● **Directive**:
All of the lines below are to be printed again exactly; images are excluded from the output.
— BEGIN Information provided —
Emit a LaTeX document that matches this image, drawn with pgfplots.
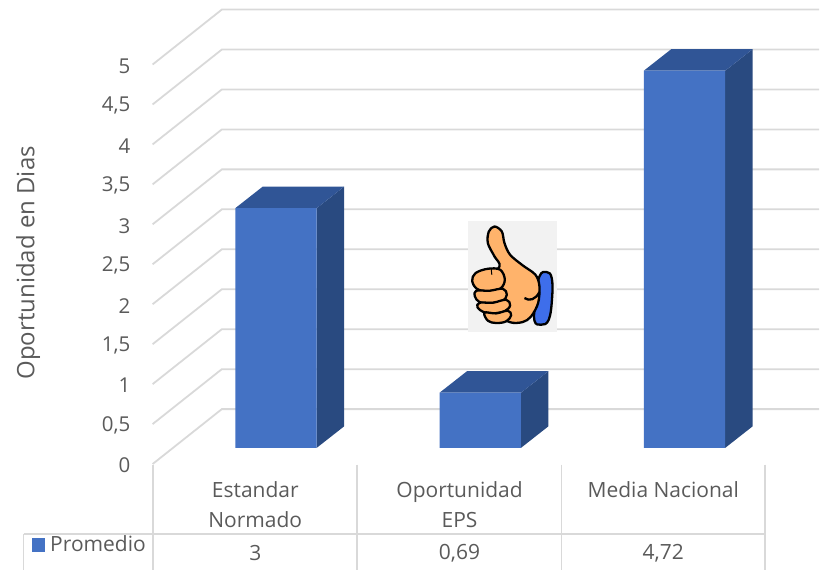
\documentclass[border=0pt]{standalone}
\usepackage{fontspec}
\setmainfont{Open Sans}
\usepackage{pgfplots}
\pgfplotsset{compat=1.18}
\definecolor{gridc}{HTML}{D9D9D9}
\definecolor{txt}{HTML}{5A5A5A}
\definecolor{front}{HTML}{4472C4}
\definecolor{topf}{HTML}{305596}
\definecolor{sidef}{HTML}{294A80}
\definecolor{skin}{RGB}{255,179,107}
\definecolor{cuff}{RGB}{62,110,235}
\begin{document}
\begin{tikzpicture}
\begin{axis}[
  scale only axis, width=820pt, height=571pt,
  xmin=0, xmax=820, ymin=-1.33125, ymax=5.80625,
  clip=false,
  axis line style={draw=none},
  major tick length=0pt,
  ytick={0,0.5,1,1.5,2,2.5,3,3.5,4,4.5,5},
  yticklabels={0,{0,5},1,{1,5},2,{2,5},3,{3,5},4,{4,5},5},
  y tick label style={xshift=134pt,yshift=-1.5pt,font=\fontsize{20.5}{24}\selectfont,text=txt},
  xtick={255.5,460,664},
  xticklabels={{Estandar\\Normado},{Oportunidad\\EPS},{Media Nacional}},
  x tick label style={align=center,anchor=north,yshift=92pt,font=\fontsize{21}{30}\selectfont,text=txt},
  every axis y label/.style={at={(axis description cs:0.0342,0.5394)},rotate=90,anchor=center},
  ylabel={\fontsize{24}{26}\selectfont\color{txt}Oportunidad en Dias},
  legend style={at={(axis cs:32,-1.0)},anchor=west,draw=none,fill=none,inner xsep=0pt,inner ysep=0pt,
    font=\fontsize{21}{24}\selectfont\color{txt},nodes={inner xsep=5pt}},
  legend image code/.code={\fill[front] (0pt,-24pt) rectangle (13pt,-10pt);},
]
% wall and side gridlines: front edge, back edge, right end
\addplot[gridc,line width=1.8pt,forget plot] coordinates {(152.7,0)(222,0.6875)(820,0.6875)};
\addplot[gridc,line width=1.8pt,forget plot] coordinates {(152.7,0.5)(222,1.1875)(820,1.1875)};
\addplot[gridc,line width=1.8pt,forget plot] coordinates {(152.7,1)(222,1.6875)(820,1.6875)};
\addplot[gridc,line width=1.8pt,forget plot] coordinates {(152.7,1.5)(222,2.1875)(820,2.1875)};
\addplot[gridc,line width=1.8pt,forget plot] coordinates {(152.7,2)(222,2.6875)(820,2.6875)};
\addplot[gridc,line width=1.8pt,forget plot] coordinates {(152.7,2.5)(222,3.1875)(820,3.1875)};
\addplot[gridc,line width=1.8pt,forget plot] coordinates {(152.7,3)(222,3.6875)(820,3.6875)};
\addplot[gridc,line width=1.8pt,forget plot] coordinates {(152.7,3.5)(222,4.1875)(820,4.1875)};
\addplot[gridc,line width=1.8pt,forget plot] coordinates {(152.7,4)(222,4.6875)(820,4.6875)};
\addplot[gridc,line width=1.8pt,forget plot] coordinates {(152.7,4.5)(222,5.1875)(820,5.1875)};
\addplot[gridc,line width=1.8pt,forget plot] coordinates {(152.7,5)(222,5.6875)(820,5.6875)};
% side and top faces
\addplot[fill=sidef,draw=none,yshift=16.2pt,forget plot] coordinates {(317,0)(344.5,0.27)(344.5,3.27)(317,3)} -- cycle;
\addplot[fill=topf,draw=none,yshift=16.2pt,forget plot] coordinates {(235.5,3)(263,3.27)(344.5,3.27)(317,3)} -- cycle;
\addplot[fill=sidef,draw=none,yshift=16.2pt,forget plot] coordinates {(521.5,0)(549,0.27)(549,0.96)(521.5,0.69)} -- cycle;
\addplot[fill=topf,draw=none,yshift=16.2pt,forget plot] coordinates {(440,0.69)(467.5,0.96)(549,0.96)(521.5,0.69)} -- cycle;
\addplot[fill=sidef,draw=none,yshift=16.2pt,forget plot] coordinates {(726,0)(753.5,0.27)(753.5,4.99)(726,4.72)} -- cycle;
\addplot[fill=topf,draw=none,yshift=16.2pt,forget plot] coordinates {(644.5,4.72)(672,4.99)(753.5,4.99)(726,4.72)} -- cycle;
% front faces: the values
\addplot[ybar,bar width=81.5pt,bar shift=0pt,fill=front,draw=none,yshift=16.2pt]
  coordinates {(276.25,3)(480.75,0.69)(685.25,4.72)};
\addlegendentry{Promedio}
\end{axis}
% pixel coordinates of the reference
\begin{scope}[x=1pt,y=-1pt,shift={(0pt,571pt)}]
  % data table rules
  \draw[gridc,line width=1.8pt] (23.5,534.3) -- (766,534.3);
  \draw[gridc,line width=1.8pt] (23.5,534.3) -- (23.5,571);
  \draw[gridc,line width=1.8pt] (152.7,465) -- (152.7,571);
  \draw[gridc,line width=1.8pt] (357,465) -- (357,571);
  \draw[gridc,line width=1.8pt] (562,465) -- (562,571);
  \draw[gridc,line width=1.8pt] (766,465) -- (766,571);
  \foreach \x/\t in {255.5/3,460/{0,69},664/{4,72}}
    \node[text=txt,font=\fontsize{21}{24}\selectfont,inner sep=0pt] at (\x,554) {\t};
  % thumbs-up picture
  \fill[black!5] (468.5,221) rectangle (558,332);
  \begin{scope}[x=0.3333pt,y=-0.3333pt,shift={(460pt,-215pt)},line width=2.3pt,line join=round]
    \draw[fill=cuff] plot[smooth cycle,tension=0.7] coordinates {(240,185)(262,172)(277,190)(278,250)(268,315)(245,330)(225,318)(228,260)};
    \draw[fill=skin] plot[smooth cycle,tension=0.55] coordinates {(105,35)(127,50)(135,85)(152,120)(190,152)(228,180)(240,215)(236,265)(215,305)(190,322)(150,322)(110,290)(80,200)(120,155)(105,125)(85,85)(88,50)};
    \draw[fill=skin] plot[smooth cycle,tension=0.6] coordinates {(48,175)(85,162)(122,165)(136,195)(122,222)(85,230)(52,222)(38,198)};
    \draw[fill=skin] plot[smooth cycle,tension=0.6] coordinates {(50,228)(90,228)(130,222)(142,240)(128,260)(90,265)(60,262)(46,245)};
    \draw[fill=skin] plot[smooth cycle,tension=0.6] coordinates {(60,264)(100,264)(140,255)(152,272)(135,290)(100,296)(72,292)(54,278)};
    \draw[fill=skin] plot[smooth cycle,tension=0.6] coordinates {(75,294)(110,296)(145,288)(155,302)(140,320)(110,325)(85,318)};
    \draw (195,250) .. controls (210,260) and (228,255) .. (240,232);
    \draw[line width=1pt] (95,162) -- (97,180);
  \end{scope}
\end{scope}
\end{tikzpicture}
\end{document}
— END Information provided —
● **Task output**:
Emit a LaTeX document that matches this image, drawn with pgfplots.
\documentclass[border=0pt]{standalone}
\usepackage{fontspec}
\setmainfont{Open Sans}
\usepackage{pgfplots}
\pgfplotsset{compat=1.18}
\definecolor{gridc}{HTML}{D9D9D9}
\definecolor{txt}{HTML}{5A5A5A}
\definecolor{front}{HTML}{4472C4}
\definecolor{topf}{HTML}{305596}
\definecolor{sidef}{HTML}{294A80}
\definecolor{skin}{RGB}{255,179,107}
\definecolor{cuff}{RGB}{62,110,235}
\begin{document}
\begin{tikzpicture}
\begin{axis}[
  scale only axis, width=820pt, height=571pt,
  xmin=0, xmax=820, ymin=-1.33125, ymax=5.80625,
  clip=false,
  axis line style={draw=none},
  major tick length=0pt,
  ytick={0,0.5,1,1.5,2,2.5,3,3.5,4,4.5,5},
  yticklabels={0,{0,5},1,{1,5},2,{2,5},3,{3,5},4,{4,5},5},
  y tick label style={xshift=134pt,yshift=-1.5pt,font=\fontsize{20.5}{24}\selectfont,text=txt},
  xtick={255.5,460,664},
  xticklabels={{Estandar\\Normado},{Oportunidad\\EPS},{Media Nacional}},
  x tick label style={align=center,anchor=north,yshift=92pt,font=\fontsize{21}{30}\selectfont,text=txt},
  every axis y label/.style={at={(axis description cs:0.0342,0.5394)},rotate=90,anchor=center},
  ylabel={\fontsize{24}{26}\selectfont\color{txt}Oportunidad en Dias},
  legend style={at={(axis cs:32,-1.0)},anchor=west,draw=none,fill=none,inner xsep=0pt,inner ysep=0pt,
    font=\fontsize{21}{24}\selectfont\color{txt},nodes={inner xsep=5pt}},
  legend image code/.code={\fill[front] (0pt,-24pt) rectangle (13pt,-10pt);},
]
% wall and side gridlines: front edge, back edge, right end
\addplot[gridc,line width=1.8pt,forget plot] coordinates {(152.7,0)(222,0.6875)(820,0.6875)};
\addplot[gridc,line width=1.8pt,forget plot] coordinates {(152.7,0.5)(222,1.1875)(820,1.1875)};
\addplot[gridc,line width=1.8pt,forget plot] coordinates {(152.7,1)(222,1.6875)(820,1.6875)};
\addplot[gridc,line width=1.8pt,forget plot] coordinates {(152.7,1.5)(222,2.1875)(820,2.1875)};
\addplot[gridc,line width=1.8pt,forget plot] coordinates {(152.7,2)(222,2.6875)(820,2.6875)};
\addplot[gridc,line width=1.8pt,forget plot] coordinates {(152.7,2.5)(222,3.1875)(820,3.1875)};
\addplot[gridc,line width=1.8pt,forget plot] coordinates {(152.7,3)(222,3.6875)(820,3.6875)};
\addplot[gridc,line width=1.8pt,forget plot] coordinates {(152.7,3.5)(222,4.1875)(820,4.1875)};
\addplot[gridc,line width=1.8pt,forget plot] coordinates {(152.7,4)(222,4.6875)(820,4.6875)};
\addplot[gridc,line width=1.8pt,forget plot] coordinates {(152.7,4.5)(222,5.1875)(820,5.1875)};
\addplot[gridc,line width=1.8pt,forget plot] coordinates {(152.7,5)(222,5.6875)(820,5.6875)};
% side and top faces
\addplot[fill=sidef,draw=none,yshift=16.2pt,forget plot] coordinates {(317,0)(344.5,0.27)(344.5,3.27)(317,3)} -- cycle;
\addplot[fill=topf,draw=none,yshift=16.2pt,forget plot] coordinates {(235.5,3)(263,3.27)(344.5,3.27)(317,3)} -- cycle;
\addplot[fill=sidef,draw=none,yshift=16.2pt,forget plot] coordinates {(521.5,0)(549,0.27)(549,0.96)(521.5,0.69)} -- cycle;
\addplot[fill=topf,draw=none,yshift=16.2pt,forget plot] coordinates {(440,0.69)(467.5,0.96)(549,0.96)(521.5,0.69)} -- cycle;
\addplot[fill=sidef,draw=none,yshift=16.2pt,forget plot] coordinates {(726,0)(753.5,0.27)(753.5,4.99)(726,4.72)} -- cycle;
\addplot[fill=topf,draw=none,yshift=16.2pt,forget plot] coordinates {(644.5,4.72)(672,4.99)(753.5,4.99)(726,4.72)} -- cycle;
% front faces: the values
\addplot[ybar,bar width=81.5pt,bar shift=0pt,fill=front,draw=none,yshift=16.2pt]
  coordinates {(276.25,3)(480.75,0.69)(685.25,4.72)};
\addlegendentry{Promedio}
\end{axis}
% pixel coordinates of the reference
\begin{scope}[x=1pt,y=-1pt,shift={(0pt,571pt)}]
  % data table rules
  \draw[gridc,line width=1.8pt] (23.5,534.3) -- (766,534.3);
  \draw[gridc,line width=1.8pt] (23.5,534.3) -- (23.5,571);
  \draw[gridc,line width=1.8pt] (152.7,465) -- (152.7,571);
  \draw[gridc,line width=1.8pt] (357,465) -- (357,571);
  \draw[gridc,line width=1.8pt] (562,465) -- (562,571);
  \draw[gridc,line width=1.8pt] (766,465) -- (766,571);
  \foreach \x/\t in {255.5/3,460/{0,69},664/{4,72}}
    \node[text=txt,font=\fontsize{21}{24}\selectfont,inner sep=0pt] at (\x,554) {\t};
  % thumbs-up picture
  \fill[black!5] (468.5,221) rectangle (558,332);
  \begin{scope}[x=0.3333pt,y=-0.3333pt,shift={(460pt,-215pt)},line width=2.3pt,line join=round]
    \draw[fill=cuff] plot[smooth cycle,tension=0.7] coordinates {(240,185)(262,172)(277,190)(278,250)(268,315)(245,330)(225,318)(228,260)};
    \draw[fill=skin] plot[smooth cycle,tension=0.55] coordinates {(105,35)(127,50)(135,85)(152,120)(190,152)(228,180)(240,215)(236,265)(215,305)(190,322)(150,322)(110,290)(80,200)(120,155)(105,125)(85,85)(88,50)};
    \draw[fill=skin] plot[smooth cycle,tension=0.6] coordinates {(48,175)(85,162)(122,165)(136,195)(122,222)(85,230)(52,222)(38,198)};
    \draw[fill=skin] plot[smooth cycle,tension=0.6] coordinates {(50,228)(90,228)(130,222)(142,240)(128,260)(90,265)(60,262)(46,245)};
    \draw[fill=skin] plot[smooth cycle,tension=0.6] coordinates {(60,264)(100,264)(140,255)(152,272)(135,290)(100,296)(72,292)(54,278)};
    \draw[fill=skin] plot[smooth cycle,tension=0.6] coordinates {(75,294)(110,296)(145,288)(155,302)(140,320)(110,325)(85,318)};
    \draw (195,250) .. controls (210,260) and (228,255) .. (240,232);
    \draw[line width=1pt] (95,162) -- (97,180);
  \end{scope}
\end{scope}
\end{tikzpicture}
\end{document}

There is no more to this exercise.